This is Hard
This is hard, right?!
I saw a post from someone on facebook the other day, and it went something like “all these moms complaining about being stuck at home with their kids, I am enjoying every second of this time with my kids bonding and having the opportunity to slow down.” I envied that person’s perspective, really, I do but I also got a little, actually I got very annoyed and upset. I think I was upset because I LOVE my kids, but do not feel that same way---Don’t get me wrong I love reading stories and cooking together. I love the extra snuggle time and pajama time.
BUT it comes with trying to work while also teaching my kids, struggling to try to keep a small business afloat with no money, giving all three kids the type of attention and engagement they each need. It’s so hard! The constant demands of I am hungry, can I have a snack, I am thirsty, can I have some water, can we go outside, can we watch TV, where is Daddy, can we go see him, mom what are you doing, can we do this, no I don’t want to do that, Anna is teasing me, Caleb is hitting me, Someone gets hurt because they are constantly jumping, and running and hurting themselves some sort of way. You get the picture. This is hard...No wait, this is fucking hard!
Last night the kids went off to bed, my husband and I both looked at each other, of course exhausted, but we both had a few work things to wrap up--he heads down to his office in the basement. All of a sudden I heard screaming from downstairs. This wasn’t his normal hollering while watching sports and anyhow, all sports have been canceled. I ran to the door and asked if everything was okay-----“CALEB (our 2 year old) left his popsicle on my keyboard---this is an expensive keyboard (my husband’s hobby is video games and may have purchased a ridiculous keyboard for this purpose)…for the next 20 minutes my husband proceeded to huff and puff and be pissed… he didn’t know it but I was literally laughing out loud in the living room---I couldn’t help it!

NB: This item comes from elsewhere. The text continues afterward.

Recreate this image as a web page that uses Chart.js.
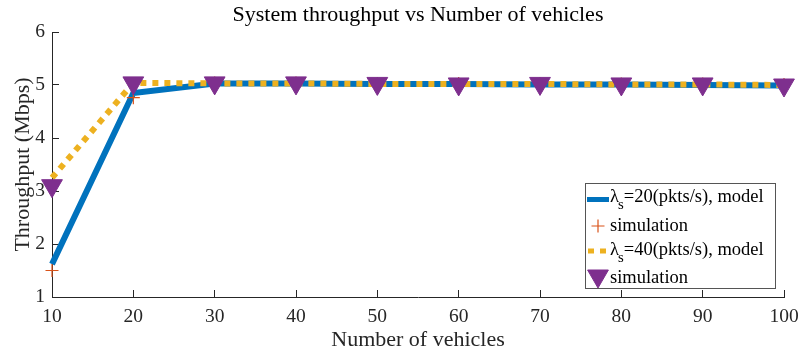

I felt bad but it was just too funny because it was just all so STUPID and ANNOYING! But I could tell he was just feeling frustrated and it was being directed to this keyboard with melted watermelon popsicle on it! (BTW HE SAVED HIS KEYBOARD). I think my laughing was me also getting rid of some of that frustration I had pent up. This is hard, right?
All day long I am feeling the tug of war----mini battles getting them to shut off the TV or participate in what I think will be a fun art class or math activity… but being in this struggle with the kids, while trying to run a business, while also trying to stay sane… it wasn’t something that I had planned for. I know that we are very fortunate in our situation. I know that we are safe at home together, with the ones we love but it’s still not what I signed up for.
I wrote this blog this morning and am now trying to wrap it up. I just opened up my email to learn that school closure has been extended to at least May 4th, and I am sitting at my new makeshift desk in my living room crying. Just because we “have it easy” doesn’t mean this isn’t hard. This is hard.
Hope you’re all doing as well as you can! Just know that you aren’t alone in this. We are all in this together.